» Task: Copy every line from the material below that holds "this".

» Stored records:
——
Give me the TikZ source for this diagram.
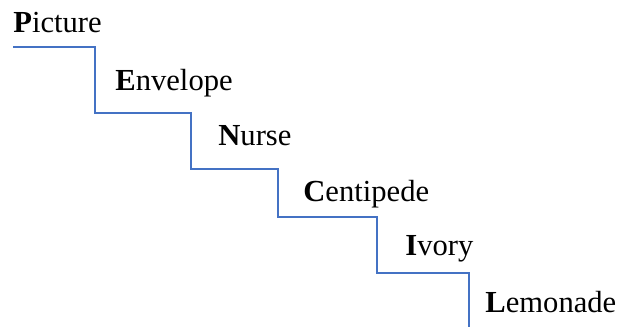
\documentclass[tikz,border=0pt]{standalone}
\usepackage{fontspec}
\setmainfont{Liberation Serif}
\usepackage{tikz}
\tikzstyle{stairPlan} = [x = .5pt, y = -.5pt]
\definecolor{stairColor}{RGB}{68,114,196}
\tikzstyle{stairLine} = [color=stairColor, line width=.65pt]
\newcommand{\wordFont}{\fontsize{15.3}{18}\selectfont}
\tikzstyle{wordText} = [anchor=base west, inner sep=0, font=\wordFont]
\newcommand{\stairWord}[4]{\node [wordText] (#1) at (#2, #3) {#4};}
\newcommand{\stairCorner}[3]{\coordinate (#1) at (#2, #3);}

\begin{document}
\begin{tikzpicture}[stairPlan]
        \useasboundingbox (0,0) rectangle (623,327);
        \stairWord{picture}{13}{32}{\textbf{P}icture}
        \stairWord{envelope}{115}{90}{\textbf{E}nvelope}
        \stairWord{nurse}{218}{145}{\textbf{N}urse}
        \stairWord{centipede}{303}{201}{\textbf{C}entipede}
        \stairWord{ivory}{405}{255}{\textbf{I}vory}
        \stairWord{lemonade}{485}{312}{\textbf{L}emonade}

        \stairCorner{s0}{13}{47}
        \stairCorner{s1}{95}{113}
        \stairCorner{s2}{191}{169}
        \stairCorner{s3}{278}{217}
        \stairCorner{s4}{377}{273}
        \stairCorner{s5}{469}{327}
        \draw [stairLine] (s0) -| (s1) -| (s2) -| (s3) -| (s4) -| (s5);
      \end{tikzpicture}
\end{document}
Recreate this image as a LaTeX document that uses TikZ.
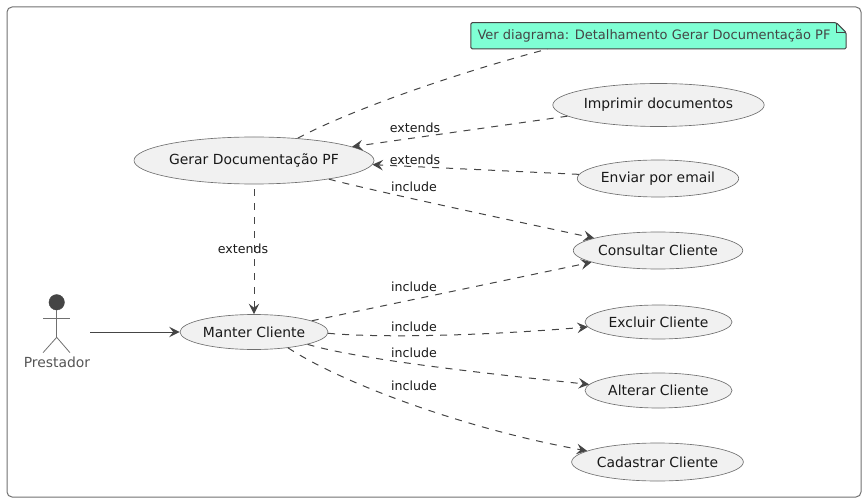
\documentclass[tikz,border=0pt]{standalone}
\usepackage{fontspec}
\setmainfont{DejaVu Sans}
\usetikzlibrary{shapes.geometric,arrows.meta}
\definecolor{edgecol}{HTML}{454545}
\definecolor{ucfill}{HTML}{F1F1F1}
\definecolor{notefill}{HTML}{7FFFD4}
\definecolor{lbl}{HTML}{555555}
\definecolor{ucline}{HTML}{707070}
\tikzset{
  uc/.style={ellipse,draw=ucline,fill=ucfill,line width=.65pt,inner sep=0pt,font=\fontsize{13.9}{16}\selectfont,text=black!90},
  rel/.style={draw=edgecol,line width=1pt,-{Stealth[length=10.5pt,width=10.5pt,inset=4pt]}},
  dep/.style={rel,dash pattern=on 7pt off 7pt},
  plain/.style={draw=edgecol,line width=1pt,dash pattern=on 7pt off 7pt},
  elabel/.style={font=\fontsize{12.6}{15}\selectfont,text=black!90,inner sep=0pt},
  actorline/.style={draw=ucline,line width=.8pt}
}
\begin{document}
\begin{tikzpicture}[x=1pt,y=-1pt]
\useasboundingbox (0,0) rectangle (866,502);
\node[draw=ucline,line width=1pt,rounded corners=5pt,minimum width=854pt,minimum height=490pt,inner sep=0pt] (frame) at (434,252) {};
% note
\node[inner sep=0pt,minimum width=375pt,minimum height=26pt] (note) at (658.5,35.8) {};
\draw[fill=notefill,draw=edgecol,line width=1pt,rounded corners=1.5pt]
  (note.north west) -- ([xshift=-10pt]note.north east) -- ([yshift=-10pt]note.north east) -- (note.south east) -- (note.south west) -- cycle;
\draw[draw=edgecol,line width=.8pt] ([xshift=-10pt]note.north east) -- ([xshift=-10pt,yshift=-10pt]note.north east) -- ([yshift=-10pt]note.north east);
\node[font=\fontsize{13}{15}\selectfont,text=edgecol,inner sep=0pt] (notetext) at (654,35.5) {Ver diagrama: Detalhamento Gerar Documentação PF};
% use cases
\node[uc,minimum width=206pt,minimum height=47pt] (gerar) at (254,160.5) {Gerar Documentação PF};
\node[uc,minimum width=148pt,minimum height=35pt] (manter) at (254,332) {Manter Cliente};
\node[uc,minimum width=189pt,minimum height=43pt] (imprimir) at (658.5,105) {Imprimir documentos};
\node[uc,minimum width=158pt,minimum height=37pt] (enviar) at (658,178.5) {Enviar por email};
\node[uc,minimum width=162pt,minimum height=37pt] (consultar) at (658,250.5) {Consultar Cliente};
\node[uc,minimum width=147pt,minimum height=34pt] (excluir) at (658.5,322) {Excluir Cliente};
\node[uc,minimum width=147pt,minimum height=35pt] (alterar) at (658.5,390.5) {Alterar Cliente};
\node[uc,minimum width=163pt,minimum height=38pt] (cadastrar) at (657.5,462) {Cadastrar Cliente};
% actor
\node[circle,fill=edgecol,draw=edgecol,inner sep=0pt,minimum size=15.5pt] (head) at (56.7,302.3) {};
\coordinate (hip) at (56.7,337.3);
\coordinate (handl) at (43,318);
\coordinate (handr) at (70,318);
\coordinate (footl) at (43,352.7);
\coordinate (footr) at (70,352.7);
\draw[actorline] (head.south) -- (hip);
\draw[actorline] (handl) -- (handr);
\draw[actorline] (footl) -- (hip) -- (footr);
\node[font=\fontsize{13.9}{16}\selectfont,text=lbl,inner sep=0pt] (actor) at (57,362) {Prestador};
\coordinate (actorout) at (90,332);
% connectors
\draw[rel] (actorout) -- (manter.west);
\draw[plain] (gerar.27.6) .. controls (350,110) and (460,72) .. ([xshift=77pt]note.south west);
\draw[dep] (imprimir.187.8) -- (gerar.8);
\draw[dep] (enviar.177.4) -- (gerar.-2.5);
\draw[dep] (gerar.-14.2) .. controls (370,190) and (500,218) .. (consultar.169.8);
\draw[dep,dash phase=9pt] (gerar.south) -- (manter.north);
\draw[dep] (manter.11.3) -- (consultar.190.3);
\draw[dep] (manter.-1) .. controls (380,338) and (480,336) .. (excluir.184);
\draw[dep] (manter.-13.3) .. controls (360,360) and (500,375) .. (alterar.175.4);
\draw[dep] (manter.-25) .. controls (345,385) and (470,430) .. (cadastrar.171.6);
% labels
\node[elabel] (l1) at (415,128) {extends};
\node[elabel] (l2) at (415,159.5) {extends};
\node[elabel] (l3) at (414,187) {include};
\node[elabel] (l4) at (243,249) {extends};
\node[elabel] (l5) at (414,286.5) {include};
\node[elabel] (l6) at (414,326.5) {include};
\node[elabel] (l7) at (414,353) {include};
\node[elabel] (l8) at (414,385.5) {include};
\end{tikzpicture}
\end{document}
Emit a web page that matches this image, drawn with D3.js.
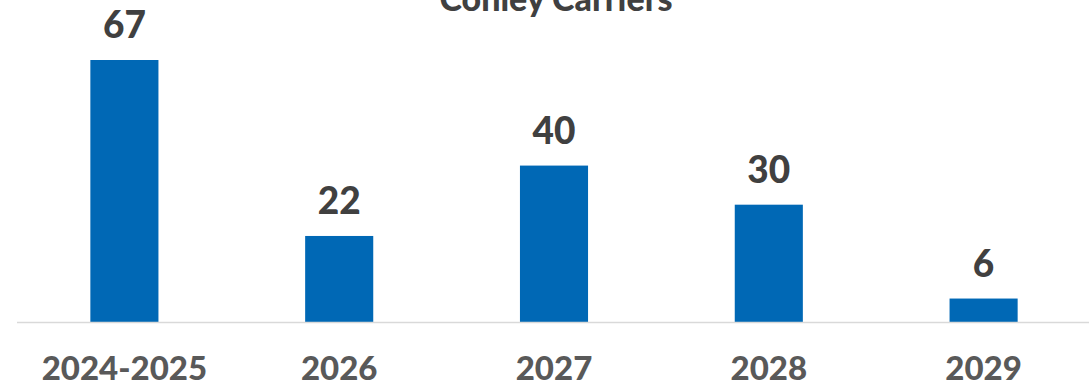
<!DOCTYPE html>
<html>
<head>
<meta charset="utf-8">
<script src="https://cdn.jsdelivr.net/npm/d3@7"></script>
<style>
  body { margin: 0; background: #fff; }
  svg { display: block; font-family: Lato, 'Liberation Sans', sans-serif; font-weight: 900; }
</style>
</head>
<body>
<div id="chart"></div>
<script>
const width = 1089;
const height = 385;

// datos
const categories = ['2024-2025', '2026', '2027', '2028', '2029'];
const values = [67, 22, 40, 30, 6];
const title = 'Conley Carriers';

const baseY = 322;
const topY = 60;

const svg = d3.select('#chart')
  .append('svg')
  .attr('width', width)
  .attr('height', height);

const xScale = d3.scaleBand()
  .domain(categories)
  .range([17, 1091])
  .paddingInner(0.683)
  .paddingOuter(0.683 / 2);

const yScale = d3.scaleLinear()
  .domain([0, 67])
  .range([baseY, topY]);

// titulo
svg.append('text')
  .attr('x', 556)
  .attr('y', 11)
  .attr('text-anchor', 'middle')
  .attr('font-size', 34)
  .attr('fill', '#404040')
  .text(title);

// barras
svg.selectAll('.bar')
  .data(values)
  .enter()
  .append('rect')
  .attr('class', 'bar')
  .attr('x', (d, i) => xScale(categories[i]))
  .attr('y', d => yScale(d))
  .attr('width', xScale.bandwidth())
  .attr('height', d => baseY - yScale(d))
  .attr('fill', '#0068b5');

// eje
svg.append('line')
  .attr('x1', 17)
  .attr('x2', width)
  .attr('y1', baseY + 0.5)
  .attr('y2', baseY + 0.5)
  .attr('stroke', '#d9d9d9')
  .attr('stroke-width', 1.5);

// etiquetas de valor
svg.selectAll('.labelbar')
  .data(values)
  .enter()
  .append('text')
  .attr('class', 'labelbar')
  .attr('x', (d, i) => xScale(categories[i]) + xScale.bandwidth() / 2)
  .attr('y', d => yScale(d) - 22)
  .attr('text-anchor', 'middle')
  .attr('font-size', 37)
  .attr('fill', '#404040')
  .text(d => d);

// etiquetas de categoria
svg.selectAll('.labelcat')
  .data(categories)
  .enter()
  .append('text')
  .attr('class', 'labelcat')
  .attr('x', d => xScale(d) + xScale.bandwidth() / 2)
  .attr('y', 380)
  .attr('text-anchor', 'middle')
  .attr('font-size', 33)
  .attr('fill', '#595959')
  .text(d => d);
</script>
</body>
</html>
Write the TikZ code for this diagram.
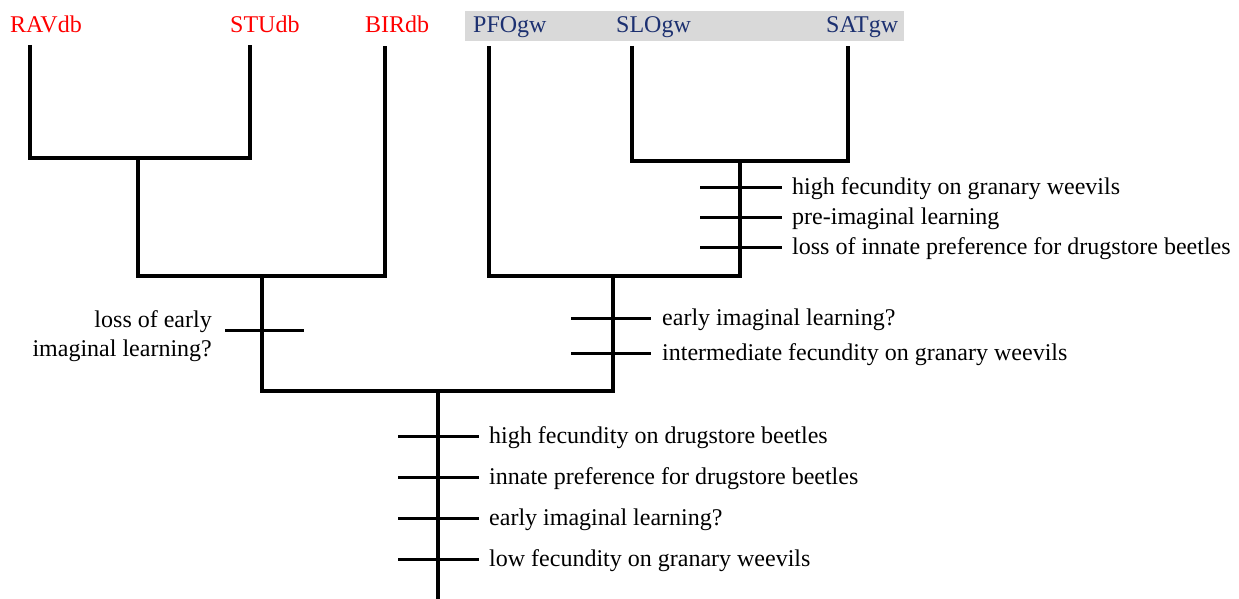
——
» Task response:
Give me the TikZ source for this diagram.
Recreate this image as a LaTeX document that uses TikZ.
Emit a web page that matches this image, drawn with D3.js.
Write the TikZ code for this diagram.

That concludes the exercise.